Agora, abrem-se as cortinas para a campanha eleitoral. É outro jogo. Que não será contra a Alemanha, mas que vamos jogar contra nós mesmo. Essa será a partida mais importante da nossa história recente.
O futebol demonstra ser mais que um jogo. O futebol caracteriza-se pelo antagonismo da simplicidade com a complexidade do jogo, aonde seu praticante permite que seu entusiasmo tome conta de sua racionalidade e que, estatisticamente, é o esporte que mais possui resultados improváveis, as chamadas “zebras”.
Por isso que, para muitos, o futebol se confunde com sua própria vida.
Não pretendemos reduzir a prática do futebol à da política, como se o primeiro fosse mero reflexo da segunda. Queremos apenas demonstrar que há um equilíbrio tenso nessa relação.
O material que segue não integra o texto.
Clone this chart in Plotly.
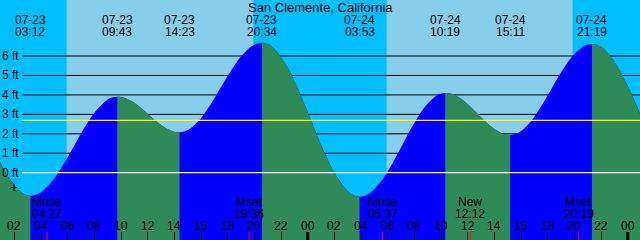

É histórico.
Marcados de maneira significativa pela presença de uma massa de europeus que migravam desde o final do século XIX, os primeiros clubes de futebol surgiram no Brasil no início do século XX.
Concentrados nas principais cidades brasileiras – principalmente Rio e São Paulo – esses imigrantes contribuíram direta ou indiretamente para a disseminação dos esportes em geral e para fundação de clubes esportivos, em especial de futebol: Vasco, com os portugueses; Palmeiras, com os italianos, etc.
O primeiro jogo da Seleção Brasileira aconteceu em 21 de julho de 1914, contra o Exeter City da Inglaterra. São 100 anos de história, e os resultados dentro do campo têm, sim, força de reverberar na política.
É possível perceber que há manifestações explícitas de manipulação política do futebol, procurando usar a sua força emocional como forma de dar legitimidade às ações políticas, no governo e na oposição.
Pra completar, ao longo da história, a intervenção dos interesses comerciais das redes de televisão e das empresas patrocinadoras passaram a submeter o esporte – os atletas, os clubes e a Seleção – aos interesses do mercado; e isso tudo ainda é um capítulo a ser melhor investigado e compreendido.
Por outro lado, a julgar pela lição desta Copa 2014, tudo indica que o brilho individual do futebol-arte deve dar lugar à racionalidade, à organização e ao planejamento, numa reforma profunda e dolorosa.
Resumo da ópera: É nesse contexto de dupla frustração que o brasileiro sai da Copa do Mundo mais politizada de sua história, e terá pouco tempo para curar as feridas.
Sem dúvida, buscará os “culpados” pelas três derrotas recentes (2006, 2010 e 2014), na urna eleitoral.